Which impairs a driver more: vodka or texting?
Car and Driver recently conducted a real-world test to determine just how dangerous driving-while-texting can be. The editors rented an airport runway, far from any traffic (car or plane), and brought along a Honda Pilot, two willing test subjects, cell phones, and plentiful vodka and orange juice.
The Pilot was fitted with small lights in the windscreen that could be flipped on and off, and the subjects were told to react to them as if they were brake lights suddenly flashing ahead of them. As the lights came on, an observer monitored how long it took the driver to hit the brake pedal, both at 35 and 70 miles per hour. The drivers -- Jordan Brown, 22, and Eddie Alterman, 37 -- went through the test in four conditions: sober and attentive; reading a text while glancing at the road; writing a text; and loaded (BAC of .08 and probably climbing).
The results: DWT was actually worse than DWI. The following chart documents the average delay in reaction time (and, crucially, extra distance traveled) for the two drivers under each condition:
The drunken-driving performances were sufficiently non-scary that the editors felt moved to add the following caveat:
[D]on't take the intoxicated results to be acceptable just because they're an improvement over the texting numbers.
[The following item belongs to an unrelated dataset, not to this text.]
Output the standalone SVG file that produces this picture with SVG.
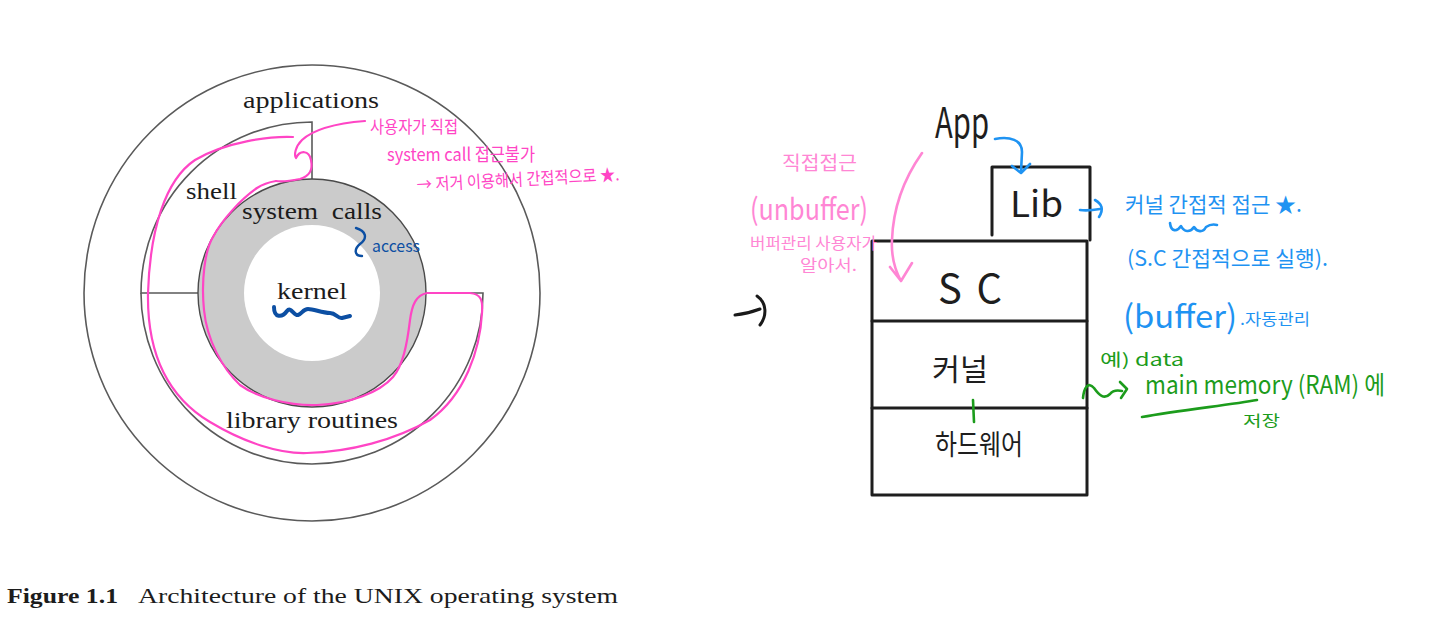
<svg xmlns="http://www.w3.org/2000/svg" width="1448" height="639" viewBox="0 0 1448 639">
<style>
.ring{fill:none;stroke:#5a5a5a;stroke-width:1.6}
.serif{font-family:"Liberation Serif","DejaVu Serif",serif;fill:#1c1c1c}
.hand{font-family:"Noto Sans CJK KR","Noto Sans",sans-serif}
.box{fill:none;stroke:#1e1e1e;stroke-width:3;stroke-linecap:round;stroke-linejoin:round}
.pk{fill:none;stroke:#ff45c5;stroke-width:2.2;stroke-linecap:round;stroke-linejoin:round}
.pkl{fill:none;stroke:#ff86d4;stroke-width:2.6;stroke-linecap:round;stroke-linejoin:round}
.bl{fill:none;stroke:#1f93f2;stroke-width:2.6;stroke-linecap:round;stroke-linejoin:round}
.db{fill:none;stroke:#0c4fa3;stroke-width:2.4;stroke-linecap:round;stroke-linejoin:round}
.thick{stroke-width:4}
.gr{fill:none;stroke:#1c9c1c;stroke-width:2.6;stroke-linecap:round;stroke-linejoin:round}
.bk{fill:none;stroke:#1a1a1a;stroke-width:3;stroke-linecap:round;stroke-linejoin:round}
.tpk{fill:#ff45c5}
.tpkl{fill:#ff86d4}
.tbl{fill:#1f93f2}
.tdb{fill:#0c4fa3}
.tgr{fill:#1c9c1c}
.tbk{fill:#1e1e1e}
</style>

<!-- UNIX architecture figure -->
<g id="applications">
  <circle cx="312" cy="293" r="228" class="ring"/>
  <text x="243" y="108" font-size="24" class="serif" textLength="136" lengthAdjust="spacingAndGlyphs">applications</text>
</g>
<g id="shell">
  <path d="M312,179 V122 A171,171 0 0 0 141,293 H198" class="ring"/>
  <text x="186" y="199" font-size="24" class="serif" textLength="51" lengthAdjust="spacingAndGlyphs">shell</text>
</g>
<g id="library-routines">
  <path d="M141,293 A171,171 0 0 0 483,293 H426" class="ring"/>
  <text x="226" y="428" font-size="24" class="serif" textLength="172" lengthAdjust="spacingAndGlyphs">library routines</text>
</g>
<g id="system-calls">
  <circle cx="312" cy="293" r="114" fill="#cbcbcb" stroke="#4a4a4a" stroke-width="1.4"/>
  <text x="242" y="219" font-size="24" class="serif" textLength="140" lengthAdjust="spacingAndGlyphs" xml:space="preserve">system  calls</text>
</g>
<g id="kernel">
  <circle cx="312" cy="293" r="68" fill="#ffffff"/>
  <text x="277" y="299" font-size="24" class="serif" textLength="70" lengthAdjust="spacingAndGlyphs">kernel</text>
</g>
<g id="caption">
  <text x="7" y="603" font-size="22" class="serif" font-weight="bold" textLength="111" lengthAdjust="spacingAndGlyphs">Figure 1.1</text>
  <text x="138" y="603" font-size="22" class="serif" textLength="480" lengthAdjust="spacingAndGlyphs">Architecture of the UNIX operating system</text>
</g>

<!-- Layer stack -->
<g id="stack-app">
  <text x="935" y="138" font-size="42" class="hand tbk" textLength="54" lengthAdjust="spacingAndGlyphs">App</text>
</g>
<g id="stack-lib">
  <path d="M992,235 V167 H1090 V240" class="box"/>
  <text x="1010" y="217" font-size="36" class="hand tbk" textLength="53" lengthAdjust="spacingAndGlyphs">Lib</text>
</g>
<g id="stack-sc">
  <path d="M872,241 H1087 V321 H872 Z" class="box"/>
  <text x="938" y="303" font-size="40" class="hand tbk" textLength="64" lengthAdjust="spacing">S C</text>
</g>
<g id="stack-kernel">
  <path d="M872,321 V408 H1087 V321" class="box"/>
  <text x="932" y="380" font-size="30" class="hand tbk" textLength="56" lengthAdjust="spacingAndGlyphs">커널</text>
</g>
<g id="stack-hardware">
  <path d="M872,408 V495 H1087 V408" class="box"/>
  <text x="935" y="455" font-size="28" class="hand tbk" textLength="88" lengthAdjust="spacingAndGlyphs">하드웨어</text>
</g>

<!-- Annotations -->
<g id="note-direct">
  <text x="370" y="133" font-size="17" class="hand tpk" textLength="88" lengthAdjust="spacingAndGlyphs">사용자가 직접</text>
  <text x="387" y="161" font-size="18" class="hand tpk" textLength="148" lengthAdjust="spacingAndGlyphs">system call 접근불가</text>
  <text x="417" y="191" font-size="17" class="hand tpk" textLength="203" lengthAdjust="spacingAndGlyphs" transform="rotate(-3 417 191)">→ 저거 이용해서 간접적으로 ★.</text>
</g>
<g id="note-unbuffer">
  <text x="782" y="170" font-size="19" class="hand tpkl" textLength="75" lengthAdjust="spacingAndGlyphs">직접접근</text>
  <text x="750" y="220" font-size="30" class="hand tpkl" textLength="118" lengthAdjust="spacingAndGlyphs">(unbuffer)</text>
  <text x="750" y="249" font-size="16" class="hand tpkl" textLength="127" lengthAdjust="spacingAndGlyphs">버퍼관리 사용자가</text>
  <text x="800" y="271" font-size="16" class="hand tpkl" textLength="57" lengthAdjust="spacingAndGlyphs">알아서.</text>
</g>
<g id="note-indirect">
  <text x="1125" y="212" font-size="21" class="hand tbl" textLength="177" lengthAdjust="spacingAndGlyphs">커널 간접적 접근 ★.</text>
  <path d="M1170,223 C1171,232 1177,232 1181,226 C1184,232 1190,233 1194,227 C1197,232 1203,233 1206,227 C1209,225 1213,224 1217,225" class="bl"/>
  <text x="1127" y="266" font-size="21" class="hand tbl" textLength="201" lengthAdjust="spacingAndGlyphs">(S.C 간접적으로 실행).</text>
  <text x="1123" y="328" font-size="32" class="hand tbl" textLength="114" lengthAdjust="spacingAndGlyphs">(buffer)</text>
  <text x="1240" y="325" font-size="16" class="hand tbl" textLength="70" lengthAdjust="spacingAndGlyphs">.자동관리</text>
</g>
<g id="note-access">
  <path d="M356,228 C366,231 368,238 360,244 C354,249 354,256 362,256" class="db"/>
  <text x="372" y="252" font-size="16" class="hand tdb" textLength="48" lengthAdjust="spacingAndGlyphs">access</text>
  <path d="M274,307 C274,318 282,318 287,311 C291,306 294,316 298,315 C302,314 303,309 308,309 C314,309 322,313 330,313 C336,313 338,319 342,318 L350,316" class="db thick"/>
</g>
<g id="note-memory">
  <text x="1100" y="366" font-size="17" class="hand tgr" textLength="84" lengthAdjust="spacingAndGlyphs">예) data</text>
  <text x="1145" y="394" font-size="25" class="hand tgr" textLength="240" lengthAdjust="spacingAndGlyphs">main memory (RAM) 에</text>
  <path d="M1142,417 C1180,410 1230,405 1257,400" class="gr"/>
  <text x="1243" y="426" font-size="15" class="hand tgr" textLength="37" lengthAdjust="spacingAndGlyphs">저장</text>
</g>

<!-- Connectors -->
<g id="connectors">
  <path d="M365,121 C340,123 315,128 302,140 C295,147 294,155 296,158 C300,150 309,150 311,160 C313,170 310,176 300,179 C290,181 282,182 276,181" class="pk"/>
  <path d="M293,137 C270,136 225,142 195,160 C165,180 150,230 148,293 C147,350 165,395 210,422 C245,443 280,454 307,453 C350,452 395,440 430,420 C465,395 480,350 482,313 C483,300 481,294 470,293 L427,293 C416,295 412,305 410,320 C407,345 403,365 393,377 C380,392 350,404 317,405 C290,406 258,398 240,385 C222,368 207,340 204,310 C201,280 205,250 213,237 C222,220 240,200 257,188 C263,184 270,182 276,181" class="pk"/>
  <path d="M922,153 C903,180 893,210 892,240 C891,258 895,270 901,281 M890,267 L901,281 L912,263" class="pkl"/>
  <path d="M995,139 C1010,136 1022,140 1022,152 L1021,172 M1012,166 L1021,173 L1030,164" class="bl"/>
  <path d="M1080,210 C1088,211 1094,210 1100,209 M1095,200 C1102,204 1104,209 1099,217" class="bl"/>
  <path d="M1083,398 C1084,388 1088,381 1094,388 C1099,395 1104,400 1110,394 C1113,390 1117,390 1122,391 M1120,382 L1127,389 L1121,398" class="gr"/>
  <path d="M973,400 L974,422" class="gr"/>
  <path d="M735,315 C745,314 752,312 760,309 M757,296 C767,303 767,316 760,325" class="bk"/>
</g>
</svg>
They only look better because the texting results are so horrendously bad. The buzzed Jordan had to be told twice which lane to drive in, and in the real world, that mistake could mean a head-on crash. And we remind again that we only measured response to a light--the reduction in motor skills and cognitive power associated with impaired driving weren't really exposed here.
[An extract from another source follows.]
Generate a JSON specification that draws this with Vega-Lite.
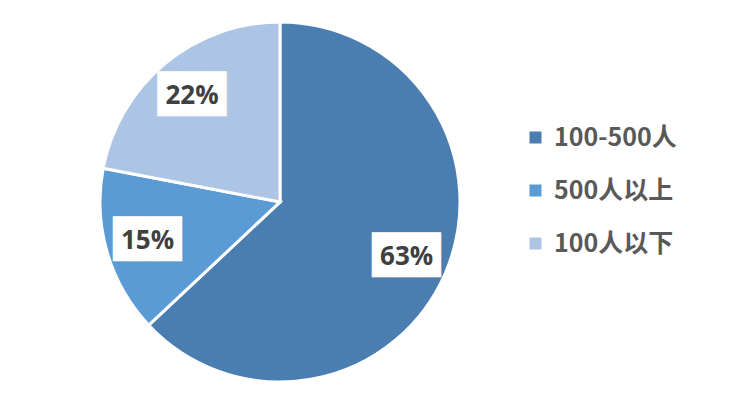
{
  "$schema": "https://vega.github.io/schema/vega-lite/v6.json",
  "width": 560,
  "height": 404,
  "autosize": {"type": "none"},
  "padding": {"left": 0, "top": 0, "right": 180, "bottom": 2},
  "background": "white",
  "config": {"view": {"stroke": null}},
  "data": {
    "values": [
      {"category": "100-500人", "share": 63, "rank": 1, "label": "63%"},
      {"category": "500人以上", "share": 15, "rank": 2, "label": "15%"},
      {"category": "100人以下", "share": 22, "rank": 3, "label": "22%"}
    ]
  },
  "encoding": {
    "theta": {"field": "share", "type": "quantitative", "stack": true},
    "order": {"field": "rank", "type": "ordinal"},
    "color": {
      "field": "category",
      "type": "nominal",
      "sort": ["100-500人", "500人以上", "100人以下"],
      "scale": {"domain": ["100-500人", "500人以上", "100人以下"], "range": ["#4a7eb1", "#5b9bd5", "#adc5e5"]},
      "legend": {
        "title": null,
        "orient": "none",
        "legendX": 523,
        "legendY": 125,
        "symbolType": "square",
        "symbolSize": 144,
        "symbolStrokeWidth": 0,
        "labelFont": "Noto Sans CJK SC",
        "labelFontWeight": "bold",
        "labelFontSize": 25,
        "labelColor": "#595959",
        "labelOffset": 6,
        "rowPadding": 27,
        "padding": 0
      }
    }
  },
  "layer": [
    {"mark": {"type": "arc", "outerRadius": 180, "stroke": "white", "strokeWidth": 3}},
    {
      "mark": {"type": "text", "radius": 138, "text": "███", "font": "DejaVu Sans Mono", "fontSize": 38, "baseline": "middle", "align": "center"},
      "encoding": {"color": {"value": "white"}}
    },
    {
      "mark": {"type": "text", "radius": 138, "font": "Open Sans", "fontWeight": "bold", "fontSize": 26, "baseline": "middle", "align": "center"},
      "encoding": {"text": {"field": "label"}, "color": {"value": "#404040"}}
    }
  ]
}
Of course, the main difference is that drunken driving is taboo in most circles while warnings about DWT have, for a large swath of the population, not yet sunk in.
(Scientists have studied the texting phenomenon in the lab, Car and Driver noted, but the editors laid claim to the first real-world test.)
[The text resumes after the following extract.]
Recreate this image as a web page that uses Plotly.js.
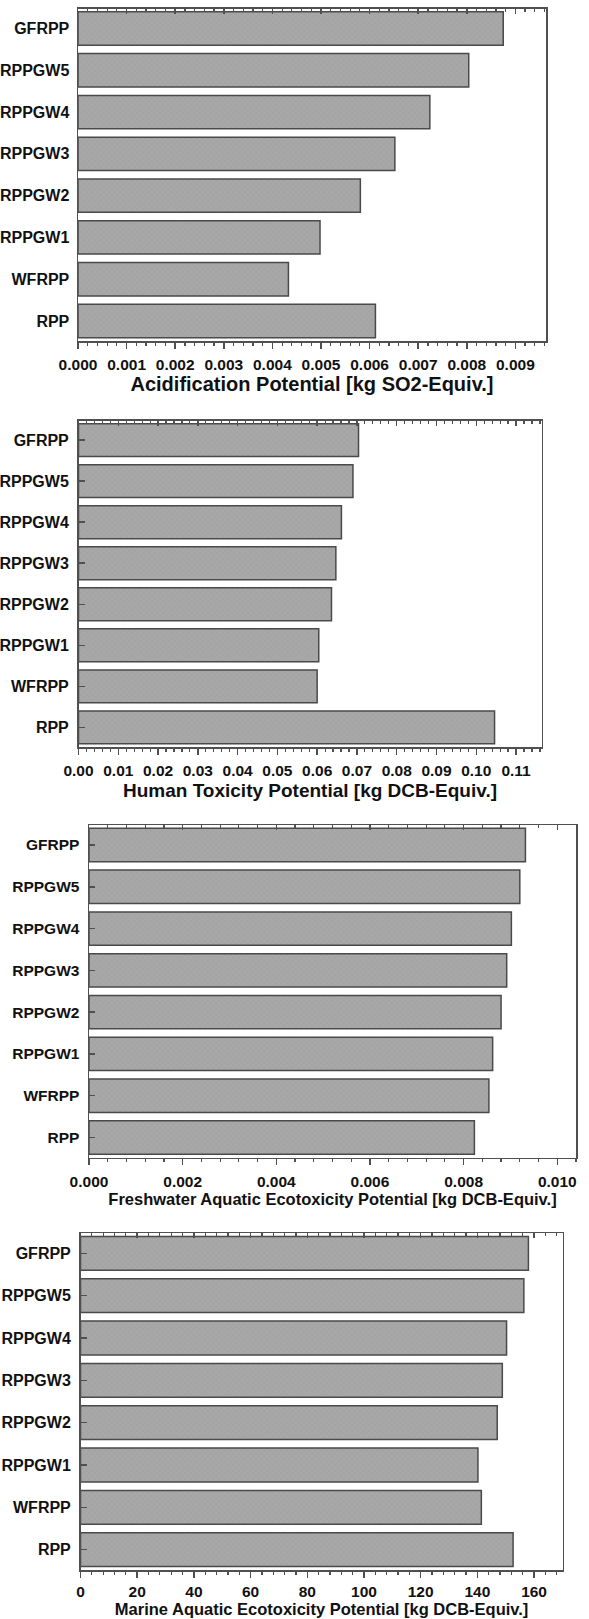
<!DOCTYPE html>
<html>
<head>
<meta charset="utf-8">
<script src="https://cdn.plot.ly/plotly-3.0.1.min.js"></script>
<style>
html,body{margin:0;padding:0;background:#fff;}
#chart{width:589px;height:1619px;}
</style>
</head>
<body>
<div id="chart"></div>
<script>
// ---- data ----
const categories = ['GFRPP','RPPGW5','RPPGW4','RPPGW3','RPPGW2','RPPGW1','WFRPP','RPP'];
const acidificationValues = [0.00875,0.00804,0.00724,0.00652,0.00581,0.00498,0.00433,0.00612];
const humanToxicityValues = [0.0704,0.0690,0.0661,0.0647,0.0636,0.0604,0.0600,0.1046];
const freshwaterValues = [0.00932,0.00920,0.00902,0.00892,0.00880,0.00862,0.00854,0.00823];
const marineValues = [158.0,156.4,150.3,148.8,147.0,140.2,141.4,152.6];
const axisTitles = [
  'Acidification Potential [kg SO2-Equiv.]',
  'Human Toxicity Potential [kg DCB-Equiv.]',
  'Freshwater Aquatic Ecotoxicity Potential [kg DCB-Equiv.]',
  'Marine Aquatic Ecotoxicity Potential [kg DCB-Equiv.]'
];
const seriesList = [acidificationValues, humanToxicityValues, freshwaterValues, marineValues];

// ---- layout configuration (pixels in the 589x1619 page) ----
const W = 589, H = 1619;
const panels = [
  {left:78,  right:546,   top:8.5,  bottom:341,   xmax:0.00963, dtick:0.001, fmt:'.3f', tickFont:15.5, labFont:16, titleFont:20,   yticks:false, labStand:4, tlStand:3, titleStand:5},
  {left:78.5,right:541.5, top:420.5,bottom:747,   xmax:0.1164,  dtick:0.01,  fmt:'.2f', tickFont:15.5, labFont:16, titleFont:19,   yticks:true,  labStand:5, tlStand:3, titleStand:5},
  {left:89,  right:576,   top:825,  bottom:1157.5,xmax:0.0104,  dtick:0.002, fmt:'.3f', tickFont:15.5, labFont:15.5, titleFont:16.5, yticks:true,  labStand:5, tlStand:3, titleStand:4},
  {left:80.5,right:562.7, top:1233, bottom:1570,  xmax:170.1,   dtick:20,    fmt:'',    tickFont:15.5, labFont:16, titleFont:16.5, yticks:true,  labStand:5, tlStand:1, titleStand:0}
];

const FONT = '"Liberation Sans", Arial, sans-serif';
const AX = '#505050';
const TXT = '#111111';
const traces = [];
const layout = {
  width: W, height: H,
  margin: {l:0, r:0, t:0, b:0},
  paper_bgcolor: '#ffffff',
  plot_bgcolor: '#ffffff',
  showlegend: false,
  font: {family: FONT, color: TXT}
};

panels.forEach((p, i) => {
  const n = i + 1;
  const xs = n === 1 ? '' : String(n);
  const topN = n + 4;
  traces.push({
    type: 'bar',
    orientation: 'h',
    x: seriesList[i],
    y: categories,
    xaxis: 'x' + xs,
    yaxis: 'y' + xs,
    width: 0.8,
    marker: {
      color: '#a6a6a6',
      line: {color: '#4a4a4a', width: 1.5},
      pattern: {shape: 'x', size: 4, solidity: 0.12, fgcolor: '#929292', bgcolor: '#a8a8a8'}
    },
    hoverinfo: 'x+y'
  });
  // carrier for the mirrored top axis (draws nothing visible)
  traces.push({
    type: 'scatter',
    mode: 'markers',
    x: seriesList[i],
    y: categories,
    xaxis: 'x' + topN,
    yaxis: 'y' + xs,
    marker: {opacity: 0, size: 1},
    hoverinfo: 'skip',
    showlegend: false
  });
  const xdom = [p.left / W, p.right / W];
  const ydom = [1 - p.bottom / H, 1 - p.top / H];
  layout['xaxis' + xs] = {
    domain: xdom,
    anchor: 'y' + xs,
    range: [0, p.xmax],
    dtick: p.dtick,
    tick0: 0,
    tickformat: p.fmt,
    ticks: 'outside',
    ticklen: 6,
    tickwidth: 1.5,
    tickcolor: AX,
    minor: {dtick: p.dtick / 5, ticks: 'outside', ticklen: 3, tickwidth: 1.2, tickcolor: AX},
    showline: true,
    linecolor: AX,
    linewidth: 1.5,
    showgrid: false,
    zeroline: false,
    layer: 'above traces',
    ticklabelstandoff: p.tlStand,
    tickfont: {family: FONT, size: p.tickFont, color: TXT, weight: 'bold'},
    title: {text: axisTitles[i], standoff: p.titleStand, font: {family: FONT, size: p.titleFont, color: TXT, weight: 'bold'}},
    fixedrange: true
  };
  layout['xaxis' + topN] = {
    domain: xdom,
    overlaying: 'x' + xs,
    anchor: 'y' + xs,
    side: 'top',
    range: [0, p.xmax],
    dtick: p.dtick,
    tick0: 0,
    ticks: 'inside',
    ticklen: 5,
    tickwidth: 1.5,
    tickcolor: AX,
    minor: {dtick: p.dtick / 5, ticks: 'inside', ticklen: 3, tickwidth: 1.2, tickcolor: AX},
    showticklabels: false,
    showline: true,
    linecolor: AX,
    linewidth: 1.5,
    showgrid: false,
    zeroline: false,
    layer: 'above traces',
    fixedrange: true
  };
  layout['yaxis' + xs] = {
    domain: ydom,
    anchor: 'x' + xs,
    type: 'category',
    categoryorder: 'array',
    categoryarray: categories,
    range: [7.48, -0.48],
    ticks: p.yticks ? 'inside' : '',
    ticklen: 6,
    tickwidth: 1.5,
    tickcolor: AX,
    showline: true,
    mirror: true,
    linecolor: AX,
    linewidth: 1.5,
    showgrid: false,
    zeroline: false,
    layer: 'above traces',
    ticklabelstandoff: p.labStand,
    tickfont: {family: FONT, size: p.labFont, color: TXT, weight: 'bold'},
    fixedrange: true
  };
});

Plotly.newPlot('chart', traces, layout, {displayModeBar: false, staticPlot: true});
</script>
</body>
</html>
Holy s--t. Oregon just approved a law banning cell phone use (and texting) while driving. As a sometime cyclist, I'm thinking it can't come soon enough.
What should have been added to the trade-off between reaction time when texting and intoxicated - for texting, one can select a situation, in which a need for immediate reaction is very unlikely. When driving intoxicated, the driver cannot choose - he or she is impaired in every moment of one's driving.